----- Dataset section

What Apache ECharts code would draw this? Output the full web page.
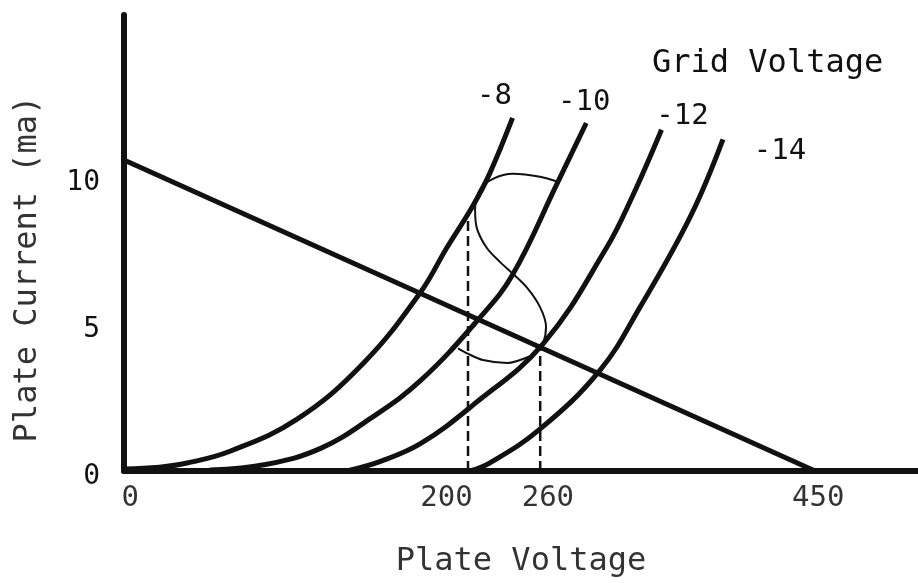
<!doctype html>
<html lang="en">
  <head>
    <meta charset="UTF-8" />
    <title>Plate characteristics</title>
    <script src="https://cdn.jsdelivr.net/npm/echarts@6/dist/echarts.min.js"></script>
    <style type="text/css">
      * {
        margin: 0;
        padding: 0;
      }
      html,
      body,
      #chart {
        width: 100%;
        height: 100%;
        overflow: hidden;
        background: #fff;
      }
    </style>
  </head>
  <body>
    <div id="chart"></div>
  </body>
  <script>
    // plate characteristic curves, [plate voltage, plate current (ma)] as sketched
    const curveNames = ['-8', '-10', '-12', '-14'];
    const curve8 = [[0, 0.07], [23, 0.13], [41, 0.27], [69, 0.67], [113, 1.77], [156, 3.67], [193, 6.07], [210, 7.57], [227, 9.0], [238, 10.1], [253, 12.0]];
    const curve10 = [[56, 0.03], [93, 0.23], [128, 0.77], [160, 1.77], [193, 3.07], [232, 5.23], [253, 6.67], [282, 9.77], [301, 11.83]];
    const curve12 = [[147, 0.03], [167, 0.33], [193, 0.93], [227, 2.23], [273, 4.33], [314, 7.57], [331, 9.33], [350, 11.6]];
    const curve14 = [[225, 0], [238, 0.27], [271, 1.43], [310, 3.43], [336, 5.57], [369, 8.67], [390, 11.27]];

    // load line
    const loadLine = [[0, 10.57], [450, 0]];

    // swing path drawn over the curves
    const swingPath = [
      [282.6, 9.83], [270.9, 10.0], [253.3, 10.1], [240.3, 9.93], [231.8, 9.57], [228.6, 8.9],
      [229.9, 8.23], [236.4, 7.57], [244.9, 7.1], [252.7, 6.73], [262.4, 6.23], [270.9, 5.57],
      [274.8, 4.9], [272.9, 4.33], [268.9, 4.1], [264.4, 3.9], [249.4, 3.67], [233.8, 3.77],
      [223.4, 4.0], [217.5, 4.17]
    ];

    // dashed drop lines
    const drop200 = [[224, 0], [224, 8.77]];
    const drop260 = [[271, 0], [271, 4.27]];

    // axis tick labels
    const xTickAt = [4, 210, 276, 452];
    const xTickText = ['0', '200', '260', '450'];
    const yTicks = [0, 5, 10];

    // where each curve's label sits relative to its top end
    const labelOffsets = [[-18, -21], [-2, -21], [21, -13], [57, 12]];

    const font = '"DejaVu Sans Mono", "Liberation Mono", monospace';
    const ink = '#111';

    const curves = [curve8, curve10, curve12, curve14];

    const series = curves.map(function (pts, k) {
      return {
        name: curveNames[k],
        type: 'line',
        smooth: 0.4,
        showSymbol: false,
        data: pts,
        lineStyle: { color: ink, width: 5 },
        markPoint: {
          symbolSize: 0,
          data: [{ type: 'max' }],
          label: {
            show: true,
            position: 'inside',
            formatter: curveNames[k],
            offset: labelOffsets[k],
            color: ink,
            fontFamily: font,
            fontSize: 29
          }
        }
      };
    });

    series.push({
      type: 'line',
      showSymbol: false,
      data: loadLine,
      lineStyle: { color: ink, width: 5 }
    });
    series.push({
      type: 'line',
      smooth: 0.3,
      showSymbol: false,
      data: swingPath,
      lineStyle: { color: ink, width: 2 }
    });
    [drop200, drop260].forEach(function (d) {
      series.push({
        type: 'line',
        showSymbol: false,
        data: d,
        lineStyle: { color: ink, width: 2.5, type: [10, 5] }
      });
    });

    const chart = echarts.init(document.getElementById('chart'));
    chart.setOption({
      animation: false,
      backgroundColor: '#fff',
      title: {
        text: 'Grid Voltage',
        left: 652,
        top: 48,
        padding: 0,
        textStyle: { fontFamily: font, fontSize: 32, fontWeight: 'normal', color: ink }
      },
      grid: { left: 124, right: 0, top: 15, bottom: 103 },
      xAxis: {
        type: 'value',
        min: 0,
        max: 517,
        name: 'Plate Voltage',
        nameLocation: 'middle',
        nameGap: 75,
        nameTextStyle: { fontFamily: font, fontSize: 32, color: '#333' },
        axisLine: { lineStyle: { color: ink, width: 6 } },
        axisTick: { show: false },
        splitLine: { show: false },
        axisLabel: {
          customValues: xTickAt,
          formatter: function (v) {
            return xTickText[xTickAt.indexOf(v)];
          },
          margin: 13,
          fontFamily: font,
          fontSize: 29,
          color: '#333'
        }
      },
      yAxis: {
        type: 'value',
        min: 0,
        max: 15.5,
        name: 'Plate Current (ma)',
        nameLocation: 'middle',
        nameGap: 80,
        nameTextStyle: { fontFamily: font, fontSize: 32, color: '#333', padding: [0, 52, 0, 0] },
        axisLine: { lineStyle: { color: ink, width: 6 } },
        axisTick: { show: false },
        splitLine: { show: false },
        axisLabel: {
          customValues: yTicks,
          margin: 24,
          verticalAlign: 'top',
          lineHeight: 12,
          fontFamily: font,
          fontSize: 28,
          color: ink
        }
      },
      series: series
    });
  </script>
</html>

----------

Work required>
Everything from the first line to the line with "const loadLine = [[0, 10.57], [450, 0]];" must be repeated exactly, and nothing else. Leave the pictures out.

Written answer>
What Apache ECharts code would draw this? Output the full web page.
<!doctype html>
<html lang="en">
  <head>
    <meta charset="UTF-8" />
    <title>Plate characteristics</title>
    <script src="https://cdn.jsdelivr.net/npm/echarts@6/dist/echarts.min.js"></script>
    <style type="text/css">
      * {
        margin: 0;
        padding: 0;
      }
      html,
      body,
      #chart {
        width: 100%;
        height: 100%;
        overflow: hidden;
        background: #fff;
      }
    </style>
  </head>
  <body>
    <div id="chart"></div>
  </body>
  <script>
    // plate characteristic curves, [plate voltage, plate current (ma)] as sketched
    const curveNames = ['-8', '-10', '-12', '-14'];
    const curve8 = [[0, 0.07], [23, 0.13], [41, 0.27], [69, 0.67], [113, 1.77], [156, 3.67], [193, 6.07], [210, 7.57], [227, 9.0], [238, 10.1], [253, 12.0]];
    const curve10 = [[56, 0.03], [93, 0.23], [128, 0.77], [160, 1.77], [193, 3.07], [232, 5.23], [253, 6.67], [282, 9.77], [301, 11.83]];
    const curve12 = [[147, 0.03], [167, 0.33], [193, 0.93], [227, 2.23], [273, 4.33], [314, 7.57], [331, 9.33], [350, 11.6]];
    const curve14 = [[225, 0], [238, 0.27], [271, 1.43], [310, 3.43], [336, 5.57], [369, 8.67], [390, 11.27]];

    // load line
    const loadLine = [[0, 10.57], [450, 0]];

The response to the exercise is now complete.